Report all lines holding "React".

▶ Supplied data
● ● ●

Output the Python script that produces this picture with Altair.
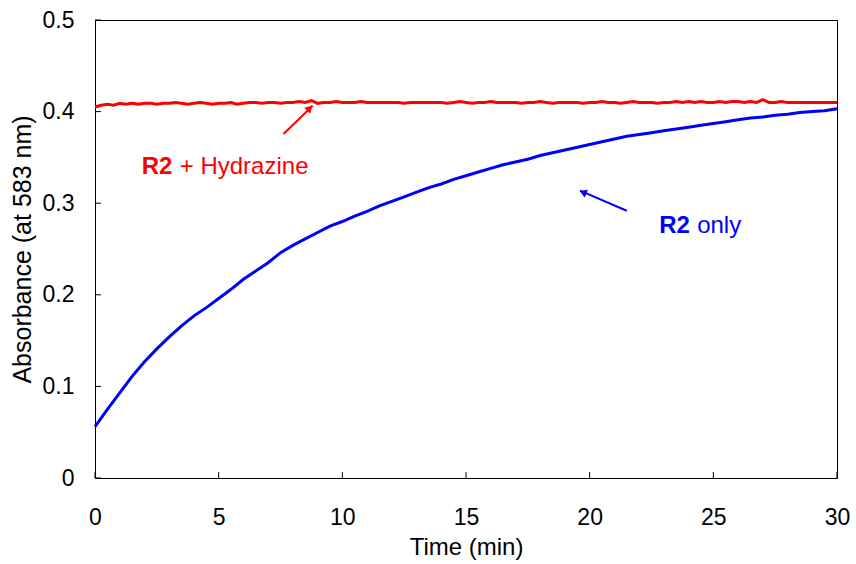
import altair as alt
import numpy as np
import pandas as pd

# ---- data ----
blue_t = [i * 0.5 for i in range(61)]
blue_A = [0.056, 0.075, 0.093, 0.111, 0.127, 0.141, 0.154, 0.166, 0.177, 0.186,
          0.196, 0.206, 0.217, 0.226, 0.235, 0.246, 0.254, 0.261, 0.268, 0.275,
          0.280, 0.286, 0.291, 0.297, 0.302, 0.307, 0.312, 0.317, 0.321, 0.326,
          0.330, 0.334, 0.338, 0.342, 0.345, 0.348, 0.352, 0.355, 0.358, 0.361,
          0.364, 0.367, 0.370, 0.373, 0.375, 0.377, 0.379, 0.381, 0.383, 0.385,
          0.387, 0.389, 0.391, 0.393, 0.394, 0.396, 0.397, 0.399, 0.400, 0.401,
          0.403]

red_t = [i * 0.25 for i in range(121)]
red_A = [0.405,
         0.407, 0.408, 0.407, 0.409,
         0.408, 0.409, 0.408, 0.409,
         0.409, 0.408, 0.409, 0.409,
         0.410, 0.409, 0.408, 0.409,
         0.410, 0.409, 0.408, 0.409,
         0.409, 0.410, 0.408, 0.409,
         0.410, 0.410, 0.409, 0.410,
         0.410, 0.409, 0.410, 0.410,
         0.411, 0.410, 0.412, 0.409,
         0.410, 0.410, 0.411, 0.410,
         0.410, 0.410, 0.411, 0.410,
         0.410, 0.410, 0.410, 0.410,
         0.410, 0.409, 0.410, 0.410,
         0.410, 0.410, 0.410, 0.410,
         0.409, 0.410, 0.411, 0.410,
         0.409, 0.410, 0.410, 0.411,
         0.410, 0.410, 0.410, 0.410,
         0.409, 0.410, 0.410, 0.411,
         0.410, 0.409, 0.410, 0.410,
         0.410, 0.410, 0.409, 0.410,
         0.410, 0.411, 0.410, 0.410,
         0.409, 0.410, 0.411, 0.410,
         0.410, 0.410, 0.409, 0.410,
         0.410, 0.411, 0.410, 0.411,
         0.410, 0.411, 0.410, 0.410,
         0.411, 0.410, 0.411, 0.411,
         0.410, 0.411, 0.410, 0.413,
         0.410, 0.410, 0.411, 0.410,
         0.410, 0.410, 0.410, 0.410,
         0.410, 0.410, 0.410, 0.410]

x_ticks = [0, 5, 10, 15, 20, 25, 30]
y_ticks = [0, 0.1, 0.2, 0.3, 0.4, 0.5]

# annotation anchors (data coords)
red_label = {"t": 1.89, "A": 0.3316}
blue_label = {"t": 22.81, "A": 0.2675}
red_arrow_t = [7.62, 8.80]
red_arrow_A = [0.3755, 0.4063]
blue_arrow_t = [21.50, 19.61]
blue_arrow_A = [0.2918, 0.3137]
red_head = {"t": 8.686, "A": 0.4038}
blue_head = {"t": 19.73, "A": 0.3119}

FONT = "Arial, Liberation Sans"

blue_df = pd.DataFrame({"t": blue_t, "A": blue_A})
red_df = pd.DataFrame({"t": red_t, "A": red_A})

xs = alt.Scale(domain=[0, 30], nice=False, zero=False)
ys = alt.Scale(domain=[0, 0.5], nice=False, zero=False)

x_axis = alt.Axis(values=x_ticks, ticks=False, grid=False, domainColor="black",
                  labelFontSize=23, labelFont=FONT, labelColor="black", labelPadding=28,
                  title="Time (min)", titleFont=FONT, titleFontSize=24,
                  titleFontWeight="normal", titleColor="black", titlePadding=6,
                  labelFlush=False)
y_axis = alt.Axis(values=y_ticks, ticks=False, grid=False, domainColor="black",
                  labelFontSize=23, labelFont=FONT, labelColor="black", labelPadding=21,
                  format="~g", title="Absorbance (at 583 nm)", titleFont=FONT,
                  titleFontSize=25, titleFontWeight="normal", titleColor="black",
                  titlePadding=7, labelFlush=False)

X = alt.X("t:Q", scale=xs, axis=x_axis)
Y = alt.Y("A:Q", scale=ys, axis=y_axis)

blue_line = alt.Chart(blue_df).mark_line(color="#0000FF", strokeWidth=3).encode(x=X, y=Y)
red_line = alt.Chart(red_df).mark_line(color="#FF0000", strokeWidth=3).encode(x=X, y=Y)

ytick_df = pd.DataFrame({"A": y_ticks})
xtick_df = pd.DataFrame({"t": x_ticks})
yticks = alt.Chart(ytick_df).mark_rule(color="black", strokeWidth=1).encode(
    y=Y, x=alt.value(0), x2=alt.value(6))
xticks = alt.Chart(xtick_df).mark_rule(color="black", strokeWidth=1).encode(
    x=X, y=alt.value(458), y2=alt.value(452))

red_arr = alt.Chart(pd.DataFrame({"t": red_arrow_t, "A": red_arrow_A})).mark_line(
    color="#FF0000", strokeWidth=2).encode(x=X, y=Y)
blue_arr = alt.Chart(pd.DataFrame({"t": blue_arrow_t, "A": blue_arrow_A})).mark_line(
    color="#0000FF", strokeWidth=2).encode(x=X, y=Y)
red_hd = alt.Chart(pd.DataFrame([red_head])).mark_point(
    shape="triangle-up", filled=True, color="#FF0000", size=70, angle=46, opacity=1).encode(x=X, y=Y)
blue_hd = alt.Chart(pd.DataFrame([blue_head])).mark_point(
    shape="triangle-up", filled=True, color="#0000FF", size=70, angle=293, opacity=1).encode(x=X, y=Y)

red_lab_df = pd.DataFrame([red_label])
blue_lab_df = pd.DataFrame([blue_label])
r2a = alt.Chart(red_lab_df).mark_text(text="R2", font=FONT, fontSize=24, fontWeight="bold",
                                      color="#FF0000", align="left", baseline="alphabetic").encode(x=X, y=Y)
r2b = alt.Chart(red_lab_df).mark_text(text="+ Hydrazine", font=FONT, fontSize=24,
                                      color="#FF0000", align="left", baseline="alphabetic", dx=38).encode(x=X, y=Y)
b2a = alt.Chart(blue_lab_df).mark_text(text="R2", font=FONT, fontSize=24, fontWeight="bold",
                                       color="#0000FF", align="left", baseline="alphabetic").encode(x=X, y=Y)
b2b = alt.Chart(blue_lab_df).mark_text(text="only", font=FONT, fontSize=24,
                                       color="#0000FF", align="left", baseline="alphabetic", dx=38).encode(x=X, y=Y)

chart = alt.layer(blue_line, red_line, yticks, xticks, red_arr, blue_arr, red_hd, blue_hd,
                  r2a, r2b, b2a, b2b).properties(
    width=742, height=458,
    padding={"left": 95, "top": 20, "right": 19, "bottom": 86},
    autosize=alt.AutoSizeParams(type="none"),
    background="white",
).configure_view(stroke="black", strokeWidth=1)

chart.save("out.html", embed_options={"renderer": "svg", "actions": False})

● ● ●

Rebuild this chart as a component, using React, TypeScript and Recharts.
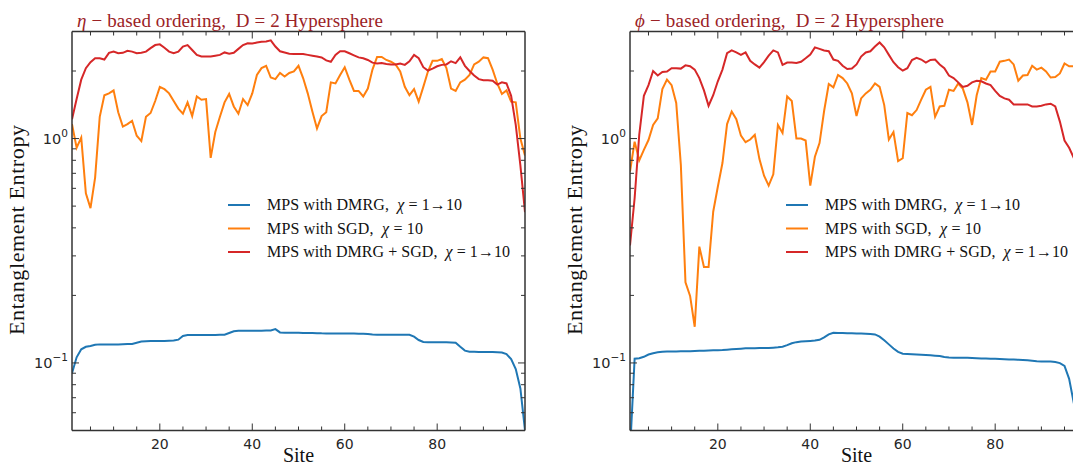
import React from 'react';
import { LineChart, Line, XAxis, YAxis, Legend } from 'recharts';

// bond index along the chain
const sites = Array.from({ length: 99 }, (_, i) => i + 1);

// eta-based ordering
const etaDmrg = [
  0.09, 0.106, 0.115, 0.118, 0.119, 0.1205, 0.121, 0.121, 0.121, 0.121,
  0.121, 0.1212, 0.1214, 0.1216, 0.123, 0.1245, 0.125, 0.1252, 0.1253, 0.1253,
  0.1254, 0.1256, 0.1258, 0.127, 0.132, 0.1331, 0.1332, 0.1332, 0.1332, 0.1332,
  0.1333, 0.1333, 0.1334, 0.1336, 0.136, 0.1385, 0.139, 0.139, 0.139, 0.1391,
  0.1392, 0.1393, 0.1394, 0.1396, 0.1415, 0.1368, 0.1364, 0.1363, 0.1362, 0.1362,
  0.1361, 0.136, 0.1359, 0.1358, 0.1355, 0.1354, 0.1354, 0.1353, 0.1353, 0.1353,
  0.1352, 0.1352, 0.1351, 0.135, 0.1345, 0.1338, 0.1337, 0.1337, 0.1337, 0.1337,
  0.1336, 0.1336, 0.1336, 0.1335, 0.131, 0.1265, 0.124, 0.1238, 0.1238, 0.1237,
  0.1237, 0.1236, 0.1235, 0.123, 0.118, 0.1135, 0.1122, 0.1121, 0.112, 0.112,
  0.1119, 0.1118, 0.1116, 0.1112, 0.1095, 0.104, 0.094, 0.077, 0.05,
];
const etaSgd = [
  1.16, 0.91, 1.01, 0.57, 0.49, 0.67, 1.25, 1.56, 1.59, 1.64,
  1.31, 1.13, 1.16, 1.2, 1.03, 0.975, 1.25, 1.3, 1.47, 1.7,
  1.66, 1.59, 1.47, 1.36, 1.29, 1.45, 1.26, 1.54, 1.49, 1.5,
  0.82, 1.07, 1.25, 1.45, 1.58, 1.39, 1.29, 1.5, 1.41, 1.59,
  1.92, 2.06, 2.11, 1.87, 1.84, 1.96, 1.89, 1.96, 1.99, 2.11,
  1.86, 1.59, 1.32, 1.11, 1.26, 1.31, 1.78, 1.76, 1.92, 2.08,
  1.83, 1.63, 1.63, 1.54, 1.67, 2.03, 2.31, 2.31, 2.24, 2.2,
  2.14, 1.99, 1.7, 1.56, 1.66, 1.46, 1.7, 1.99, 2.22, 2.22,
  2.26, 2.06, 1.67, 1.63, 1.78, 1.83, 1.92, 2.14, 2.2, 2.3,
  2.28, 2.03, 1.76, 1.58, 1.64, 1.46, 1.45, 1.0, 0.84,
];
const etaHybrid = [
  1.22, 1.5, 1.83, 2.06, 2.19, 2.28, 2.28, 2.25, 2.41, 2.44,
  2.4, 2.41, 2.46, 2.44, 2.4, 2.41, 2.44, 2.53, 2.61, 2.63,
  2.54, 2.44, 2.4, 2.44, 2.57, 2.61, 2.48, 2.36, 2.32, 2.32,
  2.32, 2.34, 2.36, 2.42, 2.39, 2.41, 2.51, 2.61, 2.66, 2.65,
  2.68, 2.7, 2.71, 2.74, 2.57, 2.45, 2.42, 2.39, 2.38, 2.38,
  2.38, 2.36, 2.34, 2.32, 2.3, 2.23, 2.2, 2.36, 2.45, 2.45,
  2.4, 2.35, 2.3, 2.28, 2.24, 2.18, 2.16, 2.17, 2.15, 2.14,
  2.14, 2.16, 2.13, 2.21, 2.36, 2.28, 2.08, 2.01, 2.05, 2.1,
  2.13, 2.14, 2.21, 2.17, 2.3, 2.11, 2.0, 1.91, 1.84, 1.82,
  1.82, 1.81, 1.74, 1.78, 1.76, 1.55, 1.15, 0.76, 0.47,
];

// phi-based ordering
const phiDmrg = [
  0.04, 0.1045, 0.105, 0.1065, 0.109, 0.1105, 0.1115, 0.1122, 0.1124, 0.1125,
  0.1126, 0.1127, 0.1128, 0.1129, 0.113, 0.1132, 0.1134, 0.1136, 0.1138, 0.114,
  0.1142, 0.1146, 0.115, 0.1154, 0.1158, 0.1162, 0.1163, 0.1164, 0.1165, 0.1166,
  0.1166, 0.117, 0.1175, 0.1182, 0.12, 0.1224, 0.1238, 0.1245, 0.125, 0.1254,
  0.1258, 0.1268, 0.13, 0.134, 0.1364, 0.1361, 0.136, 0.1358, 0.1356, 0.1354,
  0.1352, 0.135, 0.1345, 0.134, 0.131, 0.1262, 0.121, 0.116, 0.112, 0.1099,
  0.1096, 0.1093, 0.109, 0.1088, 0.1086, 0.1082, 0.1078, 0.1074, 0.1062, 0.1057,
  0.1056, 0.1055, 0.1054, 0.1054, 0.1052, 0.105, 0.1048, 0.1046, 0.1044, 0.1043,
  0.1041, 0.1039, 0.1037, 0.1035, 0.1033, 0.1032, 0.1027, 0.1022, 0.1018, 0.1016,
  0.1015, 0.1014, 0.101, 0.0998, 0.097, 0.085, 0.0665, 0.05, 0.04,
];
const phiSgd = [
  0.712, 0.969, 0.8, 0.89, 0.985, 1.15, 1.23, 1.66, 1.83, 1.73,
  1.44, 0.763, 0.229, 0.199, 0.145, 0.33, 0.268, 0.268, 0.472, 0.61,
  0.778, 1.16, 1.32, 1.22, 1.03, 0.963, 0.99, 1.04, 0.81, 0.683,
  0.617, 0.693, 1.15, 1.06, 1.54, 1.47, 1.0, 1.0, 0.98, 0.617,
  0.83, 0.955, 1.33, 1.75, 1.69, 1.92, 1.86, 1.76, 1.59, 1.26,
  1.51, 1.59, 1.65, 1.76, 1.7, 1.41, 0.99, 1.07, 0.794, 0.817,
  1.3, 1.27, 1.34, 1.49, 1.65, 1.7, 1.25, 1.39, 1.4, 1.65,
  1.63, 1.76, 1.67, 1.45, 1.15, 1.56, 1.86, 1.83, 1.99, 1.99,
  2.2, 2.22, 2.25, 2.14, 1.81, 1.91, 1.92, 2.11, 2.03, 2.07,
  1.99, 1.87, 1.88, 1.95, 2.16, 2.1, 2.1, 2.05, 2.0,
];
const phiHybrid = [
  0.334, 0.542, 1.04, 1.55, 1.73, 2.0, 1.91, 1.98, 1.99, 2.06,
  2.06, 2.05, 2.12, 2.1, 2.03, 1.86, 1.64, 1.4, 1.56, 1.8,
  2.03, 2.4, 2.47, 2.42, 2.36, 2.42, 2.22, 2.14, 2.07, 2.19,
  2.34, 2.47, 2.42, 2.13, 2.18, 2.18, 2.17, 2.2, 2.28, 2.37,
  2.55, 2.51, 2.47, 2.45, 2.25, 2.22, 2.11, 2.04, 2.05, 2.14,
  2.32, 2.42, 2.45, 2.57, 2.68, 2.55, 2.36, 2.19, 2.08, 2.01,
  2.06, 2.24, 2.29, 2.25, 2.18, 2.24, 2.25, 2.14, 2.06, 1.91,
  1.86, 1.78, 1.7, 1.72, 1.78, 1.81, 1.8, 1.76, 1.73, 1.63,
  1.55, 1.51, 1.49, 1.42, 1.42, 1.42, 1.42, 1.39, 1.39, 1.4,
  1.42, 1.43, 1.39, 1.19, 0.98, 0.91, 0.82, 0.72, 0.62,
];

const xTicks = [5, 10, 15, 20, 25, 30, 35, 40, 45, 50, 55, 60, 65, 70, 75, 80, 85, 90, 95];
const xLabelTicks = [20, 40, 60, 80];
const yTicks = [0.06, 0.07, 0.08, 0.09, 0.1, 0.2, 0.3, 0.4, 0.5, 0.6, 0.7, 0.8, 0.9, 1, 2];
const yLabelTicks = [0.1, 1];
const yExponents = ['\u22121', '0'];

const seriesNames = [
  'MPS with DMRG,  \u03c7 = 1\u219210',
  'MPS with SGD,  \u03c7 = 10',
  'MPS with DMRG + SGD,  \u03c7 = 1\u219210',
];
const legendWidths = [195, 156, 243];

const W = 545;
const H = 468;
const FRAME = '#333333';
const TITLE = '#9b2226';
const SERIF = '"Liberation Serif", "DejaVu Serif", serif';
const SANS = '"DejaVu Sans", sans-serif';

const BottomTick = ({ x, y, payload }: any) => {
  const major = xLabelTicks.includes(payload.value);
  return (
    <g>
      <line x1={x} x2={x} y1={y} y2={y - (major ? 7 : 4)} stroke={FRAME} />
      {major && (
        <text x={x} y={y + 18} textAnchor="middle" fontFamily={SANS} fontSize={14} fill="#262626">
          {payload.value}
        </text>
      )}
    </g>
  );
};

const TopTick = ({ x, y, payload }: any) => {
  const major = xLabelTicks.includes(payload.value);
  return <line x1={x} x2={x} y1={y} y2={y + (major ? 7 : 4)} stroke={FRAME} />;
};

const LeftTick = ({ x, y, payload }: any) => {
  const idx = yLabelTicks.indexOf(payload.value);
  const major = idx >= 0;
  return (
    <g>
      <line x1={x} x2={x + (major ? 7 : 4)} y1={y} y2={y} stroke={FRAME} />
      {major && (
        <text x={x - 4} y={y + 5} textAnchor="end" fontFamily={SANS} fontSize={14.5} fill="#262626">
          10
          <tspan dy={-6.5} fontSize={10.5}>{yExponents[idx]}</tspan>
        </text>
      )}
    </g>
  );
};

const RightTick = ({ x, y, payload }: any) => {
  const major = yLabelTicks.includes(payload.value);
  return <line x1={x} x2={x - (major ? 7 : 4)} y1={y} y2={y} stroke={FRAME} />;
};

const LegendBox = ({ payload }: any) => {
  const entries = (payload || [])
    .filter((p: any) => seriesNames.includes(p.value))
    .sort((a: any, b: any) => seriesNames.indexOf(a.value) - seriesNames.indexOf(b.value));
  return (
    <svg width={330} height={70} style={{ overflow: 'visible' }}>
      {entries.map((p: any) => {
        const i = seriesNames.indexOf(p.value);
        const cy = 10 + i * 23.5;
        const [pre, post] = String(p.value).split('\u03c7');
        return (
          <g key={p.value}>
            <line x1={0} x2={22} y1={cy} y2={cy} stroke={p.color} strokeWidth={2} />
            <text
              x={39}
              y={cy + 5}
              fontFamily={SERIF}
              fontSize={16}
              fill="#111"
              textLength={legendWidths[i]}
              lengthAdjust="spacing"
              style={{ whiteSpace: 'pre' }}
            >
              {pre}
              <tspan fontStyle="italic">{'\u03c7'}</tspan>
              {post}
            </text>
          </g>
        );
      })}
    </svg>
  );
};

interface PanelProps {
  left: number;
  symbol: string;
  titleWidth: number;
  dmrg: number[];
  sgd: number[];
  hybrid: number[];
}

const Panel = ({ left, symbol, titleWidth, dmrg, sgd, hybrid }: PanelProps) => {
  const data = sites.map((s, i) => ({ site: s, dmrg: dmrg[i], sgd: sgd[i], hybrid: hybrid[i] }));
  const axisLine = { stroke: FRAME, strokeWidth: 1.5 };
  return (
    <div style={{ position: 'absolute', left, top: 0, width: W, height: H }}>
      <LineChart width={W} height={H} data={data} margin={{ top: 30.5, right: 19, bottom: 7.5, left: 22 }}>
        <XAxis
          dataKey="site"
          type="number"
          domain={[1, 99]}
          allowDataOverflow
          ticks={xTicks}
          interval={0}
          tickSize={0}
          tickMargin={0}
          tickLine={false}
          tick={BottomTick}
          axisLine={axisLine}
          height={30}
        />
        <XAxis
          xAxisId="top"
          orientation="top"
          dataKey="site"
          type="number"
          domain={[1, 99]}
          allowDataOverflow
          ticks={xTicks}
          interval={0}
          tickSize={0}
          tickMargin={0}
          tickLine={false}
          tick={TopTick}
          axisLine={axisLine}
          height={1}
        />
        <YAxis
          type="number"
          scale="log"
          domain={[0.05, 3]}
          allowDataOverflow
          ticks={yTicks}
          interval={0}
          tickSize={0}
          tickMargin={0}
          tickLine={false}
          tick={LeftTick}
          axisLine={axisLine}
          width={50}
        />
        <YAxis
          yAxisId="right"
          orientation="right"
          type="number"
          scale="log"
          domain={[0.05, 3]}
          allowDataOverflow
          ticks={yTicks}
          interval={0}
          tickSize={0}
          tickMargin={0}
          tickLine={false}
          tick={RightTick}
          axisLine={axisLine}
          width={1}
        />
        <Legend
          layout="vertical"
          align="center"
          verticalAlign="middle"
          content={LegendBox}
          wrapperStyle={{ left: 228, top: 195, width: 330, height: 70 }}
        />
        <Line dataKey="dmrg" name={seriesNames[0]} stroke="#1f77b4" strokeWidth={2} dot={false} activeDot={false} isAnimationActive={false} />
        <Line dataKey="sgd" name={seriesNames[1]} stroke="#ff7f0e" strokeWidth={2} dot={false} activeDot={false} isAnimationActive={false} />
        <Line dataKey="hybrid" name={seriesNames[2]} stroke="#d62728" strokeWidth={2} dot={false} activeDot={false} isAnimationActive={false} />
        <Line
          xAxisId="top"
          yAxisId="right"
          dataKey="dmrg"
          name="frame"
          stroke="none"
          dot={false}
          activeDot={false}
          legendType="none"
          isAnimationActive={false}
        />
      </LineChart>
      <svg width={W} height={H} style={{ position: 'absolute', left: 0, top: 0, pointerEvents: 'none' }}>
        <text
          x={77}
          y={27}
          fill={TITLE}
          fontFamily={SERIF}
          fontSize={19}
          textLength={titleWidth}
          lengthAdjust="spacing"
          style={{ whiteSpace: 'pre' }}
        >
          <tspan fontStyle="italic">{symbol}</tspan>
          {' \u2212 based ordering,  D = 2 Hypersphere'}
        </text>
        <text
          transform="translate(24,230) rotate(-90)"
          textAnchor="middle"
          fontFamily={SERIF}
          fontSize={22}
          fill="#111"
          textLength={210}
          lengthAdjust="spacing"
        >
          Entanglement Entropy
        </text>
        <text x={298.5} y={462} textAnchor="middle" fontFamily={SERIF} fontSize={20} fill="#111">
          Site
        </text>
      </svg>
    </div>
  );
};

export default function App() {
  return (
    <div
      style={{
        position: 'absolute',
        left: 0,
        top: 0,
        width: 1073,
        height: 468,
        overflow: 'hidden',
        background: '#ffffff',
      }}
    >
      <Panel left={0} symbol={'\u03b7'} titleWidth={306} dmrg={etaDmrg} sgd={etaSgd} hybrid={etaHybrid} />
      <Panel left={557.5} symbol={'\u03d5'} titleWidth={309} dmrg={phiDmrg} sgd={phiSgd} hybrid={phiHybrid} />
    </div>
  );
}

● ● ●

▶ Solution for this exercise
Rebuild this chart as a component, using React, TypeScript and Recharts.
import React from 'react';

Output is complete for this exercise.